SUPPLIED MATERIAL →
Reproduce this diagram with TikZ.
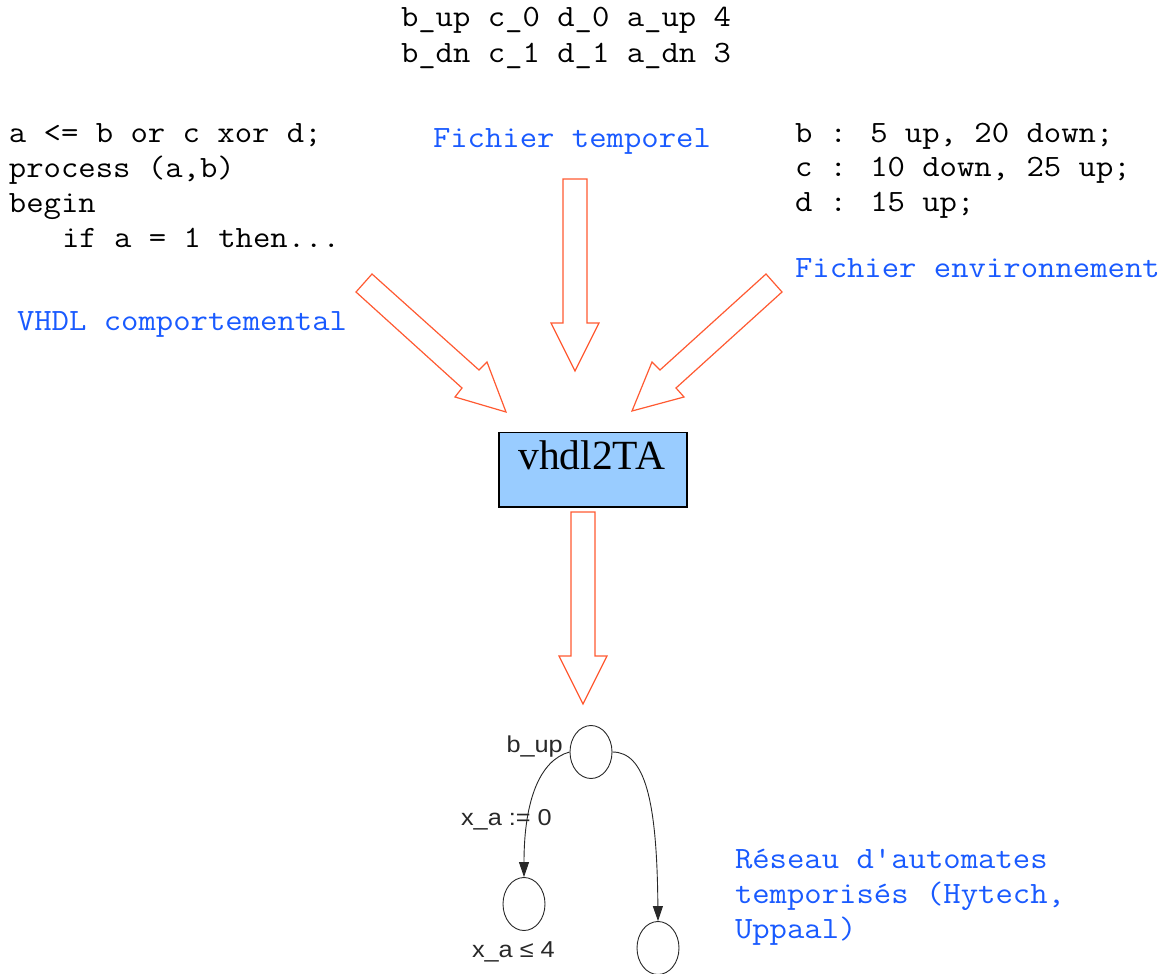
\documentclass[tikz,border=0pt]{standalone}
\usepackage{fontspec}
\usepackage{graphicx}
\usetikzlibrary{arrows.meta,shapes.geometric}
\newfontfamily\serifTA{Liberation Serif}
\newfontfamily\labsans{Liberation Sans}
\definecolor{codeblue}{RGB}{25,90,255}
\definecolor{arrowred}{RGB}{255,90,50}
\definecolor{boxblue}{RGB}{153,204,255}
\definecolor{autogray}{RGB}{40,40,40}
\newcommand{\cd}[1]{\scalebox{1.088}[1]{\fontsize{31}{35}\selectfont\ttfamily #1}}
\newcommand{\lb}[1]{\scalebox{1.1}[1]{\labsans\fontsize{23}{23}\selectfont #1}}
\begin{document}
\begin{tikzpicture}[x=1pt,y=-1pt,
  code/.style={anchor=base west, inner sep=0pt, outer sep=0pt},
  bluecode/.style={code, text=codeblue},
  blockarrow/.style={draw=arrowred, line width=1.2pt, line join=miter, fill=white},
  state/.style={draw=autogray, ellipse, minimum width=42pt, minimum height=53pt, inner sep=0pt, line width=0.9pt},
  edge/.style={draw=autogray, line width=0.9pt, -{Triangle[length=15pt,width=10pt]}},
  lab/.style={anchor=base east, inner sep=0pt, text=autogray}]
\useasboundingbox (0,0) rectangle (1167,974);

% top temporal file content
\node[code] (t1) at (401,27) {\cd{b\_up c\_0 d\_0 a\_up 4}};
\node[code] (t2) at (401,63) {\cd{b\_dn c\_1 d\_1 a\_dn 3}};

% left VHDL code
\node[code] (l1) at (9,142) {\cd{a <= b or c xor d;}};
\node[code] (l2) at (9,177) {\cd{process (a,b)}};
\node[code] (l3) at (9,212) {\cd{begin}};
\node[code] (l4) at (62,247) {\cd{if a = 1 then...}};

% right environment content
\node[code] (r1) at (795,142) {\cd{b : 5 up, 20 down;}};
\node[code] (r2) at (795,176) {\cd{c : 10 down, 25 up;}};
\node[code] (r3) at (795,211) {\cd{d : 15 up;}};

% blue captions
\node[bluecode] (ft) at (433,147) {\cd{Fichier temporel}};
\node[bluecode] (vh) at (17,330) {\cd{VHDL comportemental}};
\node[bluecode] (fe) at (795,277) {\cd{Fichier environnement}};
\node[bluecode] (ra1) at (735,868) {\cd{Réseau d\textquotesingle automates}};
\node[bluecode] (ra2) at (735,903) {\cd{temporisés (Hytech,}};
\node[bluecode] (ra3) at (735,938) {\cd{Uppaal)}};

% block arrows
\draw[blockarrow] (372,274) -- (479,370) -- (487,362) -- (506,412) -- (455,397) -- (462,388) -- (356,292) -- cycle;
\draw[blockarrow] (766,274) -- (782,292) -- (676,388) -- (684,397) -- (632,411) -- (652,362) -- (660,370) -- cycle;
\draw[blockarrow] (563,179) -- (587,179) -- (587,323) -- (599,323) -- (575,371) -- (551,323) -- (563,323) -- cycle;
\draw[blockarrow] (571,512) -- (595,512) -- (595,656) -- (607,656) -- (583,704) -- (559,656) -- (571,656) -- cycle;

% tool box
\node[draw, fill=boxblue, line width=1.5pt, minimum width=188pt, minimum height=74.5pt, inner sep=0pt] (tool) at (592.8,469.7) {};
\node[anchor=base, inner sep=0pt] (toolname) at (591.7,469) {\serifTA\fontsize{41.5}{41.5}\selectfont vhdl2TA};

% automaton
\node[state] (s0) at (591,752) {};
\node[state] (s1) at (524,904) {};
\node[state] (s2) at (658,948) {};
\draw[edge] (s0.west) .. controls (540,760) and (524,800) .. (s1.north);
\draw[edge] (s0.east) .. controls (645,752) and (657,800) .. (s2.north);
\node[lab] (lbup) at (563,752) {\lb{b\_up}};
\node[lab] (lxa) at (552,825) {\lb{x\_a := 0}};
\node[lab] (lxg) at (555,957) {\lb{x\_a ≤ 4}};
\end{tikzpicture}
\end{document}
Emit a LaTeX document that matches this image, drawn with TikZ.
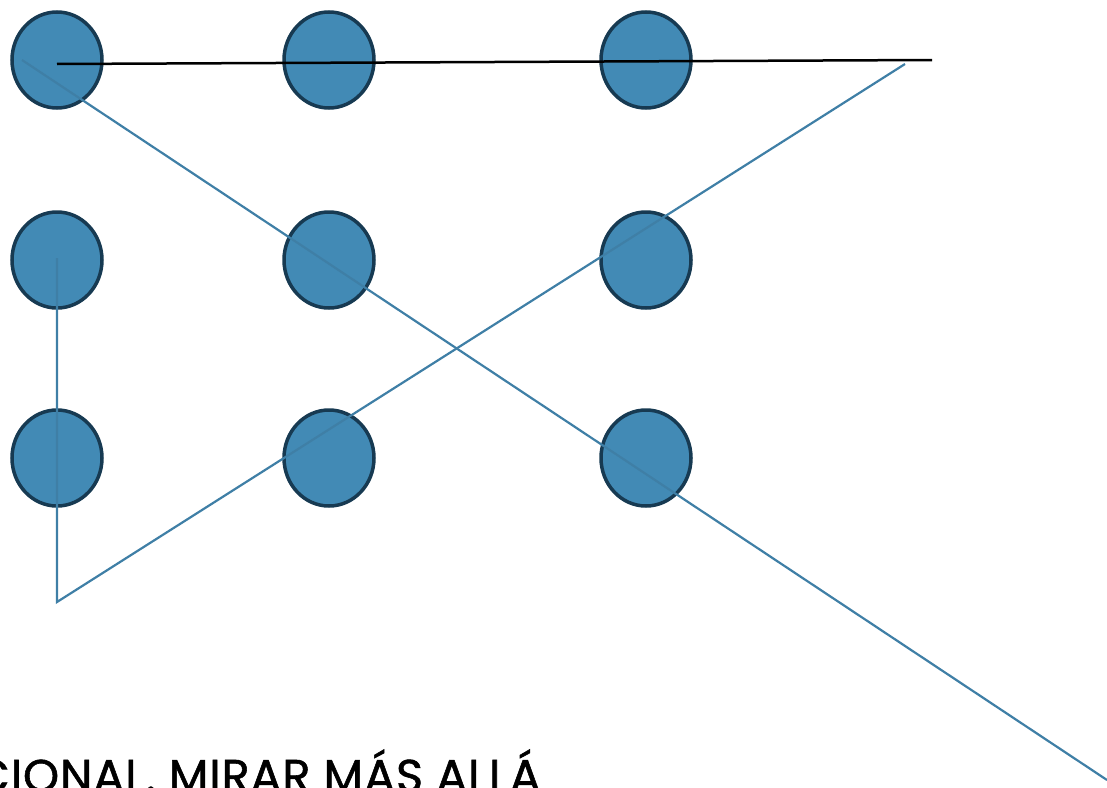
\documentclass[tikz,border=0pt]{standalone}
\usepackage{fontspec}
\usetikzlibrary{shapes.geometric}
\newfontfamily\capsfont[LetterSpace=2,FakeBold=1.2]{Poppins}
\definecolor{dotfill}{HTML}{428AB5}
\definecolor{dotrim}{HTML}{173A52}
\definecolor{pathblue}{HTML}{3F7FA6}
\begin{document}
\begin{tikzpicture}[x=1pt,y=-1pt,
  dot/.style={ellipse,draw=dotrim,fill=dotfill,line width=3.5pt,minimum width=90pt,minimum height=96pt,inner sep=0pt},
  trail/.style={draw=pathblue,line width=2.2pt},
  bar/.style={draw=black,line width=2.5pt}]
\useasboundingbox (0,0) rectangle (1107,787);
\begin{scope}
\clip (0,0) rectangle (1107,787);
% nine dots
\node[dot] (c11) at (57,60) {};
\node[dot] (c12) at (329,60) {};
\node[dot] (c13) at (646,60) {};
\node[dot] (c21) at (57,260) {};
\node[dot] (c22) at (329,260) {};
\node[dot] (c23) at (646,260) {};
\node[dot] (c31) at (57,458) {};
\node[dot] (c32) at (329,458) {};
\node[dot] (c33) at (646,458) {};
% end points of the strokes
\coordinate (barEnd) at (932,60);
\coordinate (diagStart) at (22,60);
\coordinate (diagEnd) at (1107,780);
\coordinate (vStart) at (57,258);
\coordinate (corner) at (57,602);
\coordinate (riseEnd) at (905,64);
% strokes
\draw[bar] ([yshift=-4pt]c11.center) -- (barEnd);
\draw[trail] (diagStart) -- (diagEnd);
\draw[trail] (vStart) -- (corner) -- (riseEnd);
% caption
\node[anchor=base east,inner sep=0pt,font=\capsfont\fontsize{46}{46}\selectfont] (caption) at (541,792) {CIONAL. MIRAR MÁS ALLÁ};
\end{scope}
\end{tikzpicture}
\end{document}
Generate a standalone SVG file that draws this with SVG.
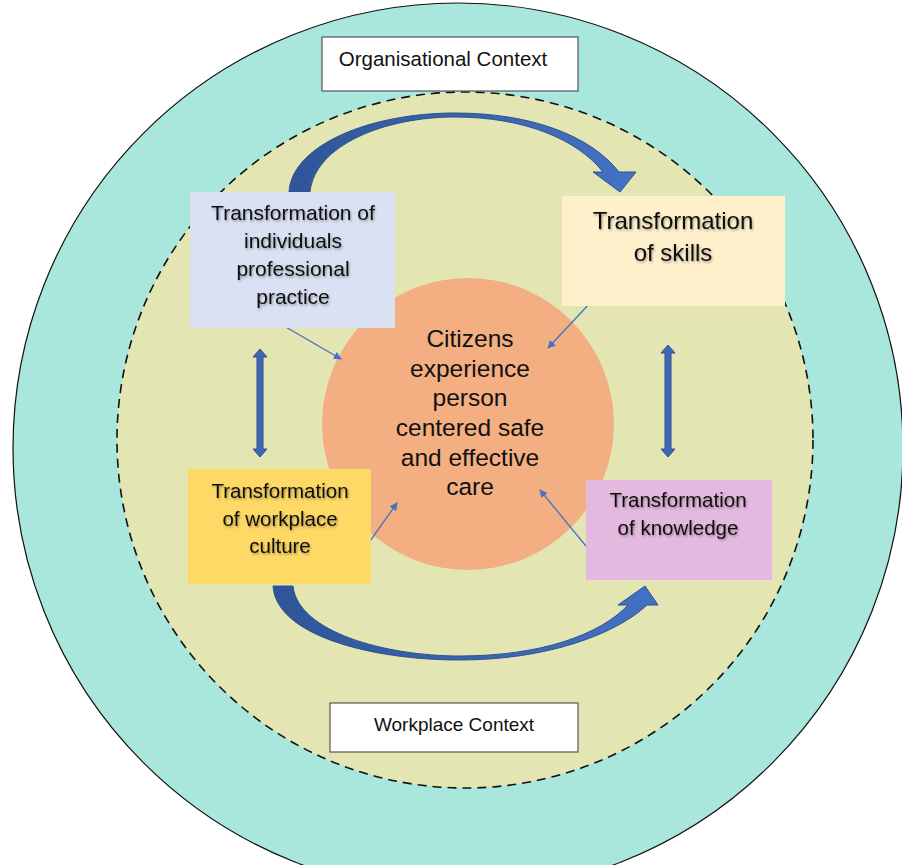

WRITTEN INSTRUCTION → Write out the entries again, exactly as given, skipping any images.

OUTPUT FOR THIS EXERCISE →
Reproduce this diagram with TikZ.
\documentclass[tikz,border=0pt]{standalone}
\usepackage{fontspec}
\usepackage{graphicx}
\usetikzlibrary{arrows.meta,shapes.geometric}
\newfontfamily\serifTA{Liberation Serif}
\newfontfamily\labsans{Liberation Sans}
\definecolor{codeblue}{RGB}{25,90,255}
\definecolor{arrowred}{RGB}{255,90,50}
\definecolor{boxblue}{RGB}{153,204,255}
\definecolor{autogray}{RGB}{40,40,40}
\newcommand{\cd}[1]{\scalebox{1.088}[1]{\fontsize{31}{35}\selectfont\ttfamily #1}}
\newcommand{\lb}[1]{\scalebox{1.1}[1]{\labsans\fontsize{23}{23}\selectfont #1}}
\begin{document}
\begin{tikzpicture}[x=1pt,y=-1pt,
  code/.style={anchor=base west, inner sep=0pt, outer sep=0pt},
  bluecode/.style={code, text=codeblue},
  blockarrow/.style={draw=arrowred, line width=1.2pt, line join=miter, fill=white},
  state/.style={draw=autogray, ellipse, minimum width=42pt, minimum height=53pt, inner sep=0pt, line width=0.9pt},
  edge/.style={draw=autogray, line width=0.9pt, -{Triangle[length=15pt,width=10pt]}},
  lab/.style={anchor=base east, inner sep=0pt, text=autogray}]
\useasboundingbox (0,0) rectangle (1167,974);

% top temporal file content
\node[code] (t1) at (401,27) {\cd{b\_up c\_0 d\_0 a\_up 4}};
\node[code] (t2) at (401,63) {\cd{b\_dn c\_1 d\_1 a\_dn 3}};

% left VHDL code
\node[code] (l1) at (9,142) {\cd{a <= b or c xor d;}};
\node[code] (l2) at (9,177) {\cd{process (a,b)}};
\node[code] (l3) at (9,212) {\cd{begin}};
\node[code] (l4) at (62,247) {\cd{if a = 1 then...}};

% right environment content
\node[code] (r1) at (795,142) {\cd{b : 5 up, 20 down;}};
\node[code] (r2) at (795,176) {\cd{c : 10 down, 25 up;}};
\node[code] (r3) at (795,211) {\cd{d : 15 up;}};

% blue captions
\node[bluecode] (ft) at (433,147) {\cd{Fichier temporel}};
\node[bluecode] (vh) at (17,330) {\cd{VHDL comportemental}};
\node[bluecode] (fe) at (795,277) {\cd{Fichier environnement}};
\node[bluecode] (ra1) at (735,868) {\cd{Réseau d\textquotesingle automates}};
\node[bluecode] (ra2) at (735,903) {\cd{temporisés (Hytech,}};
\node[bluecode] (ra3) at (735,938) {\cd{Uppaal)}};

% block arrows
\draw[blockarrow] (372,274) -- (479,370) -- (487,362) -- (506,412) -- (455,397) -- (462,388) -- (356,292) -- cycle;
\draw[blockarrow] (766,274) -- (782,292) -- (676,388) -- (684,397) -- (632,411) -- (652,362) -- (660,370) -- cycle;
\draw[blockarrow] (563,179) -- (587,179) -- (587,323) -- (599,323) -- (575,371) -- (551,323) -- (563,323) -- cycle;
\draw[blockarrow] (571,512) -- (595,512) -- (595,656) -- (607,656) -- (583,704) -- (559,656) -- (571,656) -- cycle;

% tool box
\node[draw, fill=boxblue, line width=1.5pt, minimum width=188pt, minimum height=74.5pt, inner sep=0pt] (tool) at (592.8,469.7) {};
\node[anchor=base, inner sep=0pt] (toolname) at (591.7,469) {\serifTA\fontsize{41.5}{41.5}\selectfont vhdl2TA};

% automaton
\node[state] (s0) at (591,752) {};
\node[state] (s1) at (524,904) {};
\node[state] (s2) at (658,948) {};
\draw[edge] (s0.west) .. controls (540,760) and (524,800) .. (s1.north);
\draw[edge] (s0.east) .. controls (645,752) and (657,800) .. (s2.north);
\node[lab] (lbup) at (563,752) {\lb{b\_up}};
\node[lab] (lxa) at (552,825) {\lb{x\_a := 0}};
\node[lab] (lxg) at (555,957) {\lb{x\_a ≤ 4}};
\end{tikzpicture}
\end{document}
Emit a LaTeX document that matches this image, drawn with TikZ.
\documentclass[tikz,border=0pt]{standalone}
\usepackage{fontspec}
\usetikzlibrary{shapes.geometric}
\newfontfamily\capsfont[LetterSpace=2,FakeBold=1.2]{Poppins}
\definecolor{dotfill}{HTML}{428AB5}
\definecolor{dotrim}{HTML}{173A52}
\definecolor{pathblue}{HTML}{3F7FA6}
\begin{document}
\begin{tikzpicture}[x=1pt,y=-1pt,
  dot/.style={ellipse,draw=dotrim,fill=dotfill,line width=3.5pt,minimum width=90pt,minimum height=96pt,inner sep=0pt},
  trail/.style={draw=pathblue,line width=2.2pt},
  bar/.style={draw=black,line width=2.5pt}]
\useasboundingbox (0,0) rectangle (1107,787);
\begin{scope}
\clip (0,0) rectangle (1107,787);
% nine dots
\node[dot] (c11) at (57,60) {};
\node[dot] (c12) at (329,60) {};
\node[dot] (c13) at (646,60) {};
\node[dot] (c21) at (57,260) {};
\node[dot] (c22) at (329,260) {};
\node[dot] (c23) at (646,260) {};
\node[dot] (c31) at (57,458) {};
\node[dot] (c32) at (329,458) {};
\node[dot] (c33) at (646,458) {};
% end points of the strokes
\coordinate (barEnd) at (932,60);
\coordinate (diagStart) at (22,60);
\coordinate (diagEnd) at (1107,780);
\coordinate (vStart) at (57,258);
\coordinate (corner) at (57,602);
\coordinate (riseEnd) at (905,64);
% strokes
\draw[bar] ([yshift=-4pt]c11.center) -- (barEnd);
\draw[trail] (diagStart) -- (diagEnd);
\draw[trail] (vStart) -- (corner) -- (riseEnd);
% caption
\node[anchor=base east,inner sep=0pt,font=\capsfont\fontsize{46}{46}\selectfont] (caption) at (541,792) {CIONAL. MIRAR MÁS ALLÁ};
\end{scope}
\end{tikzpicture}
\end{document}
Generate a standalone SVG file that draws this with SVG.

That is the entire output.